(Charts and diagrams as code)
○ ○ ○

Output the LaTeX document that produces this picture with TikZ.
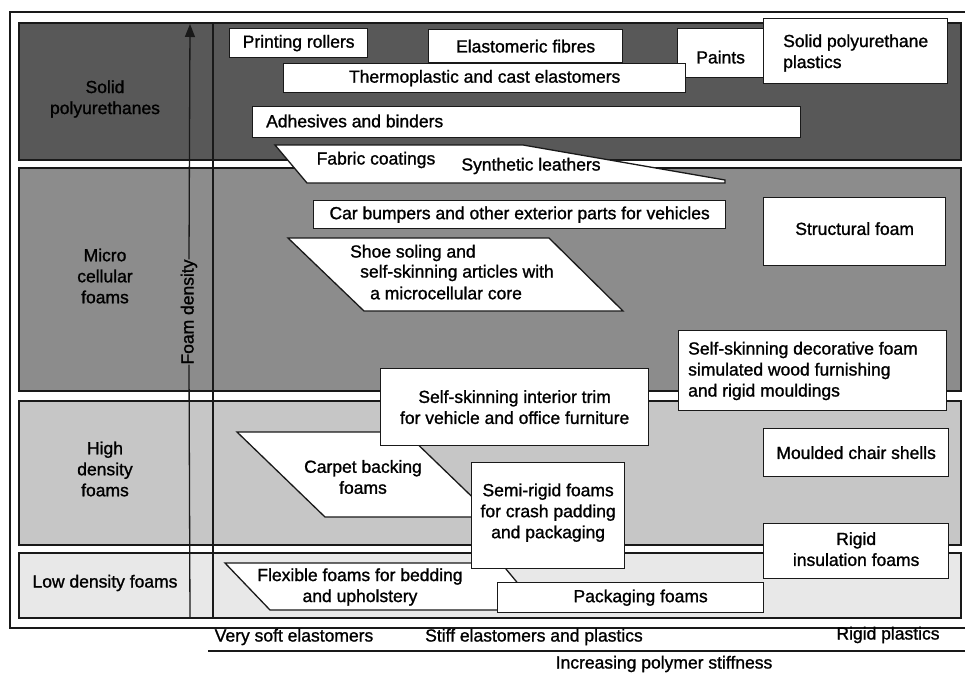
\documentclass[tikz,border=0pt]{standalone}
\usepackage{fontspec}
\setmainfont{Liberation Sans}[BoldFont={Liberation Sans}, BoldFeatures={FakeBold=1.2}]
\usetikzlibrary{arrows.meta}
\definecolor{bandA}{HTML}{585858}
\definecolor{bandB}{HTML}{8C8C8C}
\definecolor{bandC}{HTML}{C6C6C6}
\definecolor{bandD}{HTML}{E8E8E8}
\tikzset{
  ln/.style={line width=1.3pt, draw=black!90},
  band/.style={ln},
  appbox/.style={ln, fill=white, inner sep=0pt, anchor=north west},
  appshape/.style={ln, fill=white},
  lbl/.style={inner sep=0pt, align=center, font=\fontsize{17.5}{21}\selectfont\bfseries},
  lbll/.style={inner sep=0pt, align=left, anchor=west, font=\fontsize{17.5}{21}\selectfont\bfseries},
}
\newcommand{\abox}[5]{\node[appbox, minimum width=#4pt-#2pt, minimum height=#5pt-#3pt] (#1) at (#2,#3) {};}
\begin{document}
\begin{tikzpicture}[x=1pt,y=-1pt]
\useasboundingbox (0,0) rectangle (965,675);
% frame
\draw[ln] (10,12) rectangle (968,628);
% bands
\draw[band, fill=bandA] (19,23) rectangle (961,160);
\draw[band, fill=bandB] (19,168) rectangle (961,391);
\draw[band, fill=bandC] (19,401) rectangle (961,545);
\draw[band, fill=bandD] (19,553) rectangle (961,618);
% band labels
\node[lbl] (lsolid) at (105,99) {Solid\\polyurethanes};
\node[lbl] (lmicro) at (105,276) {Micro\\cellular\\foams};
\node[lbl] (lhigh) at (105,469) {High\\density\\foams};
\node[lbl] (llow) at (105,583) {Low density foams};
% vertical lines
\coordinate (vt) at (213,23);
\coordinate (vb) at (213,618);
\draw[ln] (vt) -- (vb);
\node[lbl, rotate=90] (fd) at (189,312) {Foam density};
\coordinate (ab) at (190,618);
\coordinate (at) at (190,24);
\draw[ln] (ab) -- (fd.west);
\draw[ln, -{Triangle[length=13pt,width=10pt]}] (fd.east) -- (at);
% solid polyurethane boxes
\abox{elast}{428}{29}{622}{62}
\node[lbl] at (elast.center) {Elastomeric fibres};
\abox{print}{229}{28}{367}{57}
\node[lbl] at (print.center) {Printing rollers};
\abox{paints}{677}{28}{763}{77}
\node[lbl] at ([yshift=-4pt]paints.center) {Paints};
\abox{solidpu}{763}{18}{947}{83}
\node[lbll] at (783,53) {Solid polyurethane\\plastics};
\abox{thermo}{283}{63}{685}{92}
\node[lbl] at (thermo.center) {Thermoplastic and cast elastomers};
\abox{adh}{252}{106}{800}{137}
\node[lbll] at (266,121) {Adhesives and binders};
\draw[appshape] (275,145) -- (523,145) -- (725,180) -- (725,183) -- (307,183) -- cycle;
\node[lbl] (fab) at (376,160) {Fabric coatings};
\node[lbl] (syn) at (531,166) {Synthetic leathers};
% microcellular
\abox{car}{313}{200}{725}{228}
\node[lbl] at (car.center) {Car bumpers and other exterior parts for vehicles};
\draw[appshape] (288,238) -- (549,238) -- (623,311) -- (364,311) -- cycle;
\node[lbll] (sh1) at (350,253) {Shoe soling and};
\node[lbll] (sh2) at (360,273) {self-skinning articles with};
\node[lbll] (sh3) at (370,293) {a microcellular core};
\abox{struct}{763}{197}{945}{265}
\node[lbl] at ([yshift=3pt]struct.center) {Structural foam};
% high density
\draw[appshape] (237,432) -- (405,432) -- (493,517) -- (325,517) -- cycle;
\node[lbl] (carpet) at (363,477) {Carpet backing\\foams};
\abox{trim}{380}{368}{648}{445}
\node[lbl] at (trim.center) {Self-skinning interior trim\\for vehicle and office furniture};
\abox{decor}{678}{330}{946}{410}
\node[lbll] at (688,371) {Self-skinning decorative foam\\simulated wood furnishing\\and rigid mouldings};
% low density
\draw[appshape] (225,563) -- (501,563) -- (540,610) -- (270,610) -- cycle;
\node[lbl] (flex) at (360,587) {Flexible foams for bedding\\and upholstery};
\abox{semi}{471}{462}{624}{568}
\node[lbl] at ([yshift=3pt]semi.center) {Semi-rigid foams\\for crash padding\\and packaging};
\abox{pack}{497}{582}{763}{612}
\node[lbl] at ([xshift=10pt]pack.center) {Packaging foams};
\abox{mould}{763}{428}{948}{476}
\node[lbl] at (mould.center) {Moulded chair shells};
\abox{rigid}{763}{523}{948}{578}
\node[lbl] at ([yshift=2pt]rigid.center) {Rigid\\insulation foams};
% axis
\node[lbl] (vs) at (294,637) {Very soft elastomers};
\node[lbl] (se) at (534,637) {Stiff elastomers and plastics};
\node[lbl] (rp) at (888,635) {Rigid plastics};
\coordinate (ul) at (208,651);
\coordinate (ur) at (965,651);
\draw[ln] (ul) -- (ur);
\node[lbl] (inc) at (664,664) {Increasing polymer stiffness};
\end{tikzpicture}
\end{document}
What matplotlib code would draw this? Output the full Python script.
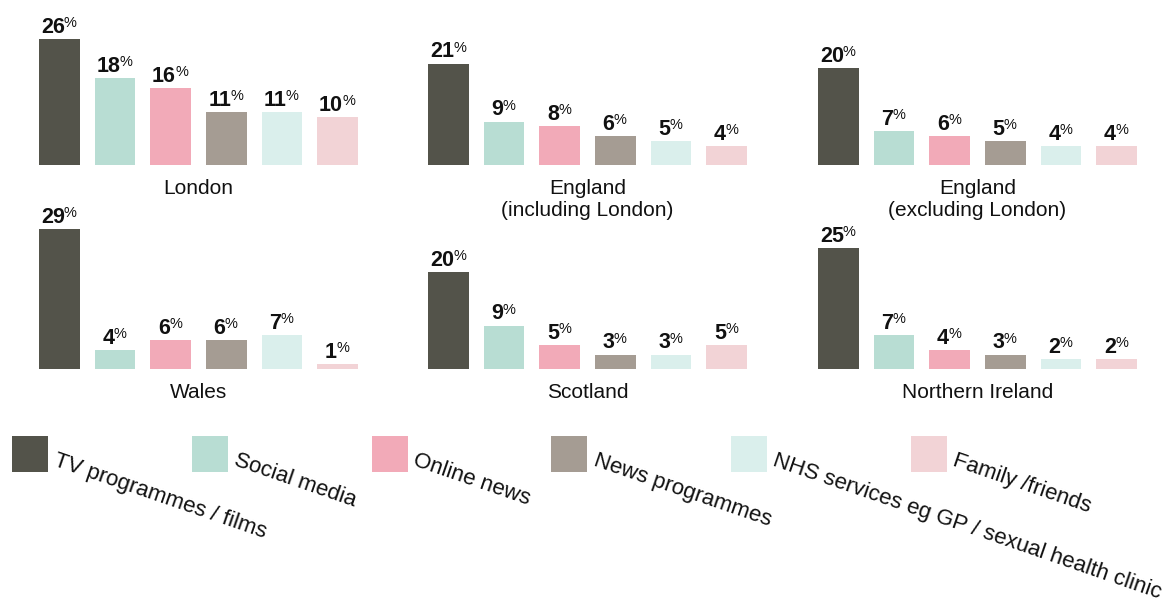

○ ○ ○

* [YOUR INSTRUCTIONS]:
Above are the records; reproduce them exactly and leave out the pictures.

* [RESPONSE]:
Output the LaTeX document that produces this picture with TikZ.
\documentclass[tikz,border=0pt]{standalone}
\usepackage{fontspec}
\setmainfont{Liberation Sans}[BoldFont={Liberation Sans}, BoldFeatures={FakeBold=1.2}]
\usetikzlibrary{arrows.meta}
\definecolor{bandA}{HTML}{585858}
\definecolor{bandB}{HTML}{8C8C8C}
\definecolor{bandC}{HTML}{C6C6C6}
\definecolor{bandD}{HTML}{E8E8E8}
\tikzset{
  ln/.style={line width=1.3pt, draw=black!90},
  band/.style={ln},
  appbox/.style={ln, fill=white, inner sep=0pt, anchor=north west},
  appshape/.style={ln, fill=white},
  lbl/.style={inner sep=0pt, align=center, font=\fontsize{17.5}{21}\selectfont\bfseries},
  lbll/.style={inner sep=0pt, align=left, anchor=west, font=\fontsize{17.5}{21}\selectfont\bfseries},
}
\newcommand{\abox}[5]{\node[appbox, minimum width=#4pt-#2pt, minimum height=#5pt-#3pt] (#1) at (#2,#3) {};}
\begin{document}
\begin{tikzpicture}[x=1pt,y=-1pt]
\useasboundingbox (0,0) rectangle (965,675);
% frame
\draw[ln] (10,12) rectangle (968,628);
% bands
\draw[band, fill=bandA] (19,23) rectangle (961,160);
\draw[band, fill=bandB] (19,168) rectangle (961,391);
\draw[band, fill=bandC] (19,401) rectangle (961,545);
\draw[band, fill=bandD] (19,553) rectangle (961,618);
% band labels
\node[lbl] (lsolid) at (105,99) {Solid\\polyurethanes};
\node[lbl] (lmicro) at (105,276) {Micro\\cellular\\foams};
\node[lbl] (lhigh) at (105,469) {High\\density\\foams};
\node[lbl] (llow) at (105,583) {Low density foams};
% vertical lines
\coordinate (vt) at (213,23);
\coordinate (vb) at (213,618);
\draw[ln] (vt) -- (vb);
\node[lbl, rotate=90] (fd) at (189,312) {Foam density};
\coordinate (ab) at (190,618);
\coordinate (at) at (190,24);
\draw[ln] (ab) -- (fd.west);
\draw[ln, -{Triangle[length=13pt,width=10pt]}] (fd.east) -- (at);
% solid polyurethane boxes
\abox{elast}{428}{29}{622}{62}
\node[lbl] at (elast.center) {Elastomeric fibres};
\abox{print}{229}{28}{367}{57}
\node[lbl] at (print.center) {Printing rollers};
\abox{paints}{677}{28}{763}{77}
\node[lbl] at ([yshift=-4pt]paints.center) {Paints};
\abox{solidpu}{763}{18}{947}{83}
\node[lbll] at (783,53) {Solid polyurethane\\plastics};
\abox{thermo}{283}{63}{685}{92}
\node[lbl] at (thermo.center) {Thermoplastic and cast elastomers};
\abox{adh}{252}{106}{800}{137}
\node[lbll] at (266,121) {Adhesives and binders};
\draw[appshape] (275,145) -- (523,145) -- (725,180) -- (725,183) -- (307,183) -- cycle;
\node[lbl] (fab) at (376,160) {Fabric coatings};
\node[lbl] (syn) at (531,166) {Synthetic leathers};
% microcellular
\abox{car}{313}{200}{725}{228}
\node[lbl] at (car.center) {Car bumpers and other exterior parts for vehicles};
\draw[appshape] (288,238) -- (549,238) -- (623,311) -- (364,311) -- cycle;
\node[lbll] (sh1) at (350,253) {Shoe soling and};
\node[lbll] (sh2) at (360,273) {self-skinning articles with};
\node[lbll] (sh3) at (370,293) {a microcellular core};
\abox{struct}{763}{197}{945}{265}
\node[lbl] at ([yshift=3pt]struct.center) {Structural foam};
% high density
\draw[appshape] (237,432) -- (405,432) -- (493,517) -- (325,517) -- cycle;
\node[lbl] (carpet) at (363,477) {Carpet backing\\foams};
\abox{trim}{380}{368}{648}{445}
\node[lbl] at (trim.center) {Self-skinning interior trim\\for vehicle and office furniture};
\abox{decor}{678}{330}{946}{410}
\node[lbll] at (688,371) {Self-skinning decorative foam\\simulated wood furnishing\\and rigid mouldings};
% low density
\draw[appshape] (225,563) -- (501,563) -- (540,610) -- (270,610) -- cycle;
\node[lbl] (flex) at (360,587) {Flexible foams for bedding\\and upholstery};
\abox{semi}{471}{462}{624}{568}
\node[lbl] at ([yshift=3pt]semi.center) {Semi-rigid foams\\for crash padding\\and packaging};
\abox{pack}{497}{582}{763}{612}
\node[lbl] at ([xshift=10pt]pack.center) {Packaging foams};
\abox{mould}{763}{428}{948}{476}
\node[lbl] at (mould.center) {Moulded chair shells};
\abox{rigid}{763}{523}{948}{578}
\node[lbl] at ([yshift=2pt]rigid.center) {Rigid\\insulation foams};
% axis
\node[lbl] (vs) at (294,637) {Very soft elastomers};
\node[lbl] (se) at (534,637) {Stiff elastomers and plastics};
\node[lbl] (rp) at (888,635) {Rigid plastics};
\coordinate (ul) at (208,651);
\coordinate (ur) at (965,651);
\draw[ln] (ul) -- (ur);
\node[lbl] (inc) at (664,664) {Increasing polymer stiffness};
\end{tikzpicture}
\end{document}
What matplotlib code would draw this? Output the full Python script.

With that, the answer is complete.